Corriere del Mezzogiorno (Campania)
Carlo Alfano L’artista e il suo doppio
Dal Mart ad Artefiera, torna sotto i riflettori l’opera del grande artista napoletano che indagò lo spazio, il tempo e la rifrazione
Fra le numerose immagini che ritraggono Carlo Alfano, contenute nella corposa monografia realizzata per la retrospettiva allestita al Mart di Rovereto, ce n’è una che sintetizza al meglio l’universo immaginifico e teorico dell’artista napoletano, scomparso nel 1990.
La foto del 1988 porta la firma di Mimmo Jodice e ritrae Alfano mentre pensieroso con la sigaretta fra le dita si specchia in «Camera», una figura sdoppiata fra visione anteriore e posteriore, al centro dello spazio buio dell’opera come una sorta di crocefisso inquieto e senza croce. In questo rifrangersi e replicarsi dell’artista e del suo doppio, parafrasando Artaud e la sua necessità di catarsi, si ritrovano infatti tutte le ragioni del suo metodo, linguistico e filosofico, che indaga lo spazio e il tempo, l’individuo e l’altro da sé. Tutti temi presenti nel volume, Carlo Alfano. Soggetto spazio soggetto, che sarà presentato oggi alle 16 all’Artefiera di Bologna. Un libro curato dalla figlia e storica dell’arte Flavia Alfano, Denis Isaia e Gianfranco Maraniello, autori dei saggi in catalogo insieme a Maria De Vivo, Stefano Ferrari e Andrea Viliani.
Il progetto tende a risistemare criticamente, ma con un occhio molto attento anche alla sfera più personale dell’artista, un percorso che, partendo dalle 50 opere esposte, va dalla fine degli anni ’50 e fino alla fine degli ’80. Un viaggio che parte da Napoli, muovendosi dall’iniziale realismo, passando poi per l’informale e, dopo una parentesi vicina all’optical della fine degli ani ’60, giungendo infine a un’originale lettura del fenomeno concettuale, comunque ancorato alle sue matrici figurative di eccellente disegnatore, che gli ha regalato attenzione e consenso nel resto d’Italia ma soprattutto in Europa. In particolare in Germania dove si confrontò spesso con lo storico dell’arte Erich Steingräber. E tutto ciò in un continuo proiettarsi dentro e fuori di sé, mentale e fisico, mantenendo ben stabile una sua idea di luogo, non sentimentale ma necessaria: la sua residenza partenopea e lo studio di Riviera di Chiaia, vero e proprio «buen retiro» di una personalità riservata sul piano professionale per quanto affabile e aperta negli incontri esterni.
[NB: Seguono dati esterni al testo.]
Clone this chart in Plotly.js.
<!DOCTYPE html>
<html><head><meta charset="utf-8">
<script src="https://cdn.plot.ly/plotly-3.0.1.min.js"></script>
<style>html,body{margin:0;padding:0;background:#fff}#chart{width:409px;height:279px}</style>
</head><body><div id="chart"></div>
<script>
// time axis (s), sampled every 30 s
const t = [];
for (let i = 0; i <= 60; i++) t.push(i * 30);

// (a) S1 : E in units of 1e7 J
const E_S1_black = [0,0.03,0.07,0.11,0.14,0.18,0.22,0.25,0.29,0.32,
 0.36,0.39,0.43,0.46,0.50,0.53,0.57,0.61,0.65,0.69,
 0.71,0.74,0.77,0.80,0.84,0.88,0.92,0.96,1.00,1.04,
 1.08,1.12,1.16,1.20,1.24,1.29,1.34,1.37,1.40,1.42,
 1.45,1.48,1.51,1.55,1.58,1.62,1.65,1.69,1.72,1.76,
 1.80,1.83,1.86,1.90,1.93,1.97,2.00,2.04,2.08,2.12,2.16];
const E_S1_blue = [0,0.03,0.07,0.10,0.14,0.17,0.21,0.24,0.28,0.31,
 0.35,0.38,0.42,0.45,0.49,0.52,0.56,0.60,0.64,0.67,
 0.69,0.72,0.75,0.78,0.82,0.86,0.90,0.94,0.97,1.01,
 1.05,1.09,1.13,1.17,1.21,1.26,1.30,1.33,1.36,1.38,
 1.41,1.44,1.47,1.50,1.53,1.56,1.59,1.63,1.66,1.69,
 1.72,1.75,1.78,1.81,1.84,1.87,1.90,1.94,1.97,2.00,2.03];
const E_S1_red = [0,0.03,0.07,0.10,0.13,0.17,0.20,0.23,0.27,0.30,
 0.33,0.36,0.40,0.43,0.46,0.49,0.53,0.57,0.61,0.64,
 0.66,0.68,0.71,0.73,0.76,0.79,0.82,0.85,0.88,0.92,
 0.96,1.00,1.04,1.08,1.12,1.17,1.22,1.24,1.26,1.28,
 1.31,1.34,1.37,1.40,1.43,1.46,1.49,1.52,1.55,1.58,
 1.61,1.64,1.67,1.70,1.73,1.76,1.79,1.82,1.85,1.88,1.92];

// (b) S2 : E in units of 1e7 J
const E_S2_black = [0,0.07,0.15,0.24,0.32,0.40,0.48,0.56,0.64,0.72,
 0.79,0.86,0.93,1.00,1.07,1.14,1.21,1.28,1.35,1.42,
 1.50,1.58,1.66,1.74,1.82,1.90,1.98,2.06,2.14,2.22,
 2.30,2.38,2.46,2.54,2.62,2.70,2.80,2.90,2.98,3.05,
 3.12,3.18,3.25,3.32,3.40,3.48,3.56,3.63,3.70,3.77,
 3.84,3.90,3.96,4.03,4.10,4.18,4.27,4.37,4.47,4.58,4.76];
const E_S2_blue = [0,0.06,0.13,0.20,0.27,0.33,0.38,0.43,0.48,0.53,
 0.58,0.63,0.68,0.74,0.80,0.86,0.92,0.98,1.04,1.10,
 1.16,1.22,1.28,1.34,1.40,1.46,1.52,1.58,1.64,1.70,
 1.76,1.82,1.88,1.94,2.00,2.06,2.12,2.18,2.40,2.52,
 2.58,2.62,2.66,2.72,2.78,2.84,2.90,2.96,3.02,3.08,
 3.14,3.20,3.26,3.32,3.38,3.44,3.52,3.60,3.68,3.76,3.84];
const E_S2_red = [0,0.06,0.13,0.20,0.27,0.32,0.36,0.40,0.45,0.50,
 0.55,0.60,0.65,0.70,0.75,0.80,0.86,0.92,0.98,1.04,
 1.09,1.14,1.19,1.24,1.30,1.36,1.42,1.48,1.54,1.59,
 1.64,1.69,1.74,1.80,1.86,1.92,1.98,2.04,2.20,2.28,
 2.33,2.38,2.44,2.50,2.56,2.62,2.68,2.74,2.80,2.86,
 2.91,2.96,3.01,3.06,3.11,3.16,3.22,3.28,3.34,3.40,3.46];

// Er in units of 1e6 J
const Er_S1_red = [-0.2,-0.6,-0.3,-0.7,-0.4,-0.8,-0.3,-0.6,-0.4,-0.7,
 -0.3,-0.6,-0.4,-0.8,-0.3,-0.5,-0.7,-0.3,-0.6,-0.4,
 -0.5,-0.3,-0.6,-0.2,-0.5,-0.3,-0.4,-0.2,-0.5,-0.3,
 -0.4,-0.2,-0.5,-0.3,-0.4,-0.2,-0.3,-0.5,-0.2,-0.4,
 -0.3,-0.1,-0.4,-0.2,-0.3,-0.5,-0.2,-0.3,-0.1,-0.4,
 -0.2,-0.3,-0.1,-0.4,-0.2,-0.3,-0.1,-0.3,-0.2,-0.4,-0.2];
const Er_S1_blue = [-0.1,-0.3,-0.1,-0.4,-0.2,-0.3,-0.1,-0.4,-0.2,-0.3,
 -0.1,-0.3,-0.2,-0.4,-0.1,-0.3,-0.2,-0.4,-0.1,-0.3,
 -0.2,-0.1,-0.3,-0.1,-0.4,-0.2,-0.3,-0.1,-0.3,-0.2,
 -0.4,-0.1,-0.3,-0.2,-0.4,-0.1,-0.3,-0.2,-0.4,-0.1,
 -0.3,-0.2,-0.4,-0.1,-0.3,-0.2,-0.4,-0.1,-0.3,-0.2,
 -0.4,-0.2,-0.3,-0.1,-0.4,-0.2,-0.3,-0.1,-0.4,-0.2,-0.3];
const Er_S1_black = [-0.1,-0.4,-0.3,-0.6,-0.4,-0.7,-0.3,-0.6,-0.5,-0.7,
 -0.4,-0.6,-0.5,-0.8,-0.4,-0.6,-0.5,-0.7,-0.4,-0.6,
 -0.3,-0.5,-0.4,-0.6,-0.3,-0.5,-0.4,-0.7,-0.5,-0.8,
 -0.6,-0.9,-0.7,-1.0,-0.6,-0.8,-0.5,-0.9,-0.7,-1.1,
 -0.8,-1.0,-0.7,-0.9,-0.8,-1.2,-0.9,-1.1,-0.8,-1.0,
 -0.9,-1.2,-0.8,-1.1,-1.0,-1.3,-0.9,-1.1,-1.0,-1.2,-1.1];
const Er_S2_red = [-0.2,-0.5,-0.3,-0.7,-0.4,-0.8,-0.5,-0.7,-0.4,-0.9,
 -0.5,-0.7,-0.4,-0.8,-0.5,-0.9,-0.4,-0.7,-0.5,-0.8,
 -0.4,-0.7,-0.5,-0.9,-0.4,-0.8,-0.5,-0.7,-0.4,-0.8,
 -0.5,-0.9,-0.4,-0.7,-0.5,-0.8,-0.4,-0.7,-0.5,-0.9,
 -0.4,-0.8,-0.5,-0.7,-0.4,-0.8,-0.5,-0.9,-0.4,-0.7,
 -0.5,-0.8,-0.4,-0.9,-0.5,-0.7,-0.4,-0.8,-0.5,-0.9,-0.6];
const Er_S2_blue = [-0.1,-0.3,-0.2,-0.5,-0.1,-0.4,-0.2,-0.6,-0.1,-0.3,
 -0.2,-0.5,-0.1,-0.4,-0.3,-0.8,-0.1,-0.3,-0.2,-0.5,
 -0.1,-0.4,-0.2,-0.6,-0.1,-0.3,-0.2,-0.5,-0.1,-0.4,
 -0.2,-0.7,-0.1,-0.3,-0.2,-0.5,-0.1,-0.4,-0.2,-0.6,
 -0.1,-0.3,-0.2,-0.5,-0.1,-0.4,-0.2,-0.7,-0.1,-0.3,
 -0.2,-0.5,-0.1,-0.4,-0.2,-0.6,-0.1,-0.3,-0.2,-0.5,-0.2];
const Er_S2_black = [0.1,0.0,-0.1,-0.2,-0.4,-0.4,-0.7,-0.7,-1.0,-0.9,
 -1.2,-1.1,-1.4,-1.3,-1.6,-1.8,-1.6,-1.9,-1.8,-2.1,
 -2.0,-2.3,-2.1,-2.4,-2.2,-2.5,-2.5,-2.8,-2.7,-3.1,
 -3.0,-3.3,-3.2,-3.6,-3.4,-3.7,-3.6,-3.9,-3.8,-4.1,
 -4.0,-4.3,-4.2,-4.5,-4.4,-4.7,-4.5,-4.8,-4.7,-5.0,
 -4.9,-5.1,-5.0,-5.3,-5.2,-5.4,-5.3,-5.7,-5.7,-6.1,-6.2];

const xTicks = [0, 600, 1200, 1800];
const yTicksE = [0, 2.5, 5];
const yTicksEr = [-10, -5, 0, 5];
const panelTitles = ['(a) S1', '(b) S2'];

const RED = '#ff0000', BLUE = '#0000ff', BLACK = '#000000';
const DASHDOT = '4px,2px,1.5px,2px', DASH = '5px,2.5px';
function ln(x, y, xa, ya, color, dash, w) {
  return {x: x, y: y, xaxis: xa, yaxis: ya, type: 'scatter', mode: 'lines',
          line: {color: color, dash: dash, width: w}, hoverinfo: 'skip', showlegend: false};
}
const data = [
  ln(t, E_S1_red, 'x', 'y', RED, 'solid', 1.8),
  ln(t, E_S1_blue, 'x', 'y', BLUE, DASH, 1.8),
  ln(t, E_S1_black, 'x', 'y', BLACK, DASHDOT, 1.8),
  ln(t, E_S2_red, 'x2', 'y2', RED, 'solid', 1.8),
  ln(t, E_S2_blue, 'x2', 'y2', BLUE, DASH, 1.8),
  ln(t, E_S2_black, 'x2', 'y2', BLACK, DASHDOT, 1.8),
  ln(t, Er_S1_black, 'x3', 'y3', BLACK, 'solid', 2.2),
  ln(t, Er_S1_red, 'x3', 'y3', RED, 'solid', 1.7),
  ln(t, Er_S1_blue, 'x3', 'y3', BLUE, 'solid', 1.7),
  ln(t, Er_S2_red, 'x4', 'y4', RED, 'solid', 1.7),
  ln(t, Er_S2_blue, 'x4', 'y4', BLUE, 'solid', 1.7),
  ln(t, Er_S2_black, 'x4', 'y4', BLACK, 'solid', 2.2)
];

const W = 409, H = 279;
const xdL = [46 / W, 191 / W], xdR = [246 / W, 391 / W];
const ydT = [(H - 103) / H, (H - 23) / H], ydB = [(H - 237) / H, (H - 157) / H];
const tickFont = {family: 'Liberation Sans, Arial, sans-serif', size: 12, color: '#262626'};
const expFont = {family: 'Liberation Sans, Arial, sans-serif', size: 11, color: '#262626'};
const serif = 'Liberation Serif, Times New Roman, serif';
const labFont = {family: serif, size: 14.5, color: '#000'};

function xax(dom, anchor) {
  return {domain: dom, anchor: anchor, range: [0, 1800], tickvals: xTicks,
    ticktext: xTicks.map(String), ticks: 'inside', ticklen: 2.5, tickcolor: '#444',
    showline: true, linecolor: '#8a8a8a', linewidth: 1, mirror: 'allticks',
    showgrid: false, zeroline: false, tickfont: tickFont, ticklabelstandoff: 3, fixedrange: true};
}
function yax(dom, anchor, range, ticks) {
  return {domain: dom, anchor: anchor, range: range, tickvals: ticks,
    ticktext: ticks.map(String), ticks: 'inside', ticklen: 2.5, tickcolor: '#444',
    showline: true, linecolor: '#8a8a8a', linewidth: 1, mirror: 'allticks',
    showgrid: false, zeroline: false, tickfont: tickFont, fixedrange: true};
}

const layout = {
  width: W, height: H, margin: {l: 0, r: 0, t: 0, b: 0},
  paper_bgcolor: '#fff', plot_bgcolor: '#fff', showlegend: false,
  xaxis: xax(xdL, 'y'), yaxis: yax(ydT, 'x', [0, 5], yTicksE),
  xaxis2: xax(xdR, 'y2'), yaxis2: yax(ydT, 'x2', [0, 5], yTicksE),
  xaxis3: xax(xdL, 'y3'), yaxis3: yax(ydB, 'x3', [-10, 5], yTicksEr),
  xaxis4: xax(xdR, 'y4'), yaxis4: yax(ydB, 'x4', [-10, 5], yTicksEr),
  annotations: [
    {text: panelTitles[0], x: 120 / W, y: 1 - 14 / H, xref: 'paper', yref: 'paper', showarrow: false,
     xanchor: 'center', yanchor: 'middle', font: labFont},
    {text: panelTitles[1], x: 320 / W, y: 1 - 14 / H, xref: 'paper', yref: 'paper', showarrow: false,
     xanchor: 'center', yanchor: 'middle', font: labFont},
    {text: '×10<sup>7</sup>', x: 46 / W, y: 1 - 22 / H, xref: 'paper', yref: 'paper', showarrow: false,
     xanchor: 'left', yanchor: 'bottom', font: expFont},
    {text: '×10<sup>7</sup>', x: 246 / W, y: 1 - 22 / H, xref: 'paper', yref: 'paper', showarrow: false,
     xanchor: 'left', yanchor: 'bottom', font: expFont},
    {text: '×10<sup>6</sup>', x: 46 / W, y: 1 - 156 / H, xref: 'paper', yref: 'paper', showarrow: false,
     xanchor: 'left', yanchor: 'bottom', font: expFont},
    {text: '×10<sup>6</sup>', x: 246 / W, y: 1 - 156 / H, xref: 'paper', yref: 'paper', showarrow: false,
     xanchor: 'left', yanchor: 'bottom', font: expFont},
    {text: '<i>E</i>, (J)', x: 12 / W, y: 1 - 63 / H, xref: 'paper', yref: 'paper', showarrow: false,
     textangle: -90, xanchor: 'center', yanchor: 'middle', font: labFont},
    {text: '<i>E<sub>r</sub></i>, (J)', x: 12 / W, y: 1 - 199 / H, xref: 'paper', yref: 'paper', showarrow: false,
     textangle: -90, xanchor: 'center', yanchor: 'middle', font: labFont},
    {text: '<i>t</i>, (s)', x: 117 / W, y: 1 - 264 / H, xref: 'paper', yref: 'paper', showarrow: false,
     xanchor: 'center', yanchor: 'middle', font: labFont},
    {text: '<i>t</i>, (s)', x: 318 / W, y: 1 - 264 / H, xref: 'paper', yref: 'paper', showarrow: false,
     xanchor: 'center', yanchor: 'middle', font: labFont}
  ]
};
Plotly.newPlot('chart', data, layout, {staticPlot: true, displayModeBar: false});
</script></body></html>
«Può sembrare paradossale – racconta Flavia – ma mio padre riusciva solo a Napoli a ritrovare un silenzio interiore necessario al suo lavoro, prendendo le distanze dal frapassione gore che lo circondava». Una notazione che arricchisce la grande quantità di appunti, notazioni, taccuini di viaggio, disegni e fotografie, che fanno parte di un prezioso archivio che si arricchisce via via di spunti preziosi per la conoscenza del suo modo di operare. In particolare le fotografie, che in passato erano state rubricate come note di memoria, ma che a ben guardare rappresentano invece opere in sé, per lo più autoscatti in cui Alfano colloca se stesso, il suo corpo all’interno di composizioni sempre dominate da un forte rapporto plastico e chiaroscurale, figlio della sua per la pittura di Caravaggio e dei suoi seguaci e in cui ritrovare il proprio modo di guardare e percepire la realtà». Una percezione che in molti hanno provato a collocare come limitrofa a questo o quell’artista internazionale. «Un tentativo vano – prosegue Flavia Alfano – perché troppa è la distanza che lo separa da altre espressioni dell’arte concettuale», quel linguaggio fermo spesso solo a dimensioni di scrittura calligrafica o all’utilizzo del non senso come unica via d’uscita dal conformismo della narrazione. E invece Alfano resta pittore sempre, proprio in quella relazione spazio-temporale col sé e il fuori di sé, che ne accompagna l’attività, ben testimoniata dalla mostra trentina che, a sedici anni di distanza, segue quella di Castel dell’Ovo del 2011.
Ma perché Rovereto e non ancora Napoli, la sua città? «In realtà – conclude Flavia – c’erano stati contatti anche qui, proprio con il Madre. Ma evidentemente il Mart si è rivelato più pronto a realizzare un allestimento così ampio. Ma nulla esclude che presto questo ciclo non si possa proporre con le dovute novità anche a Napoli e, perché no, proprio al Madre, magari presentando la monografia e puntando sulle opere ma anche su una corposa dimensione documentaristica».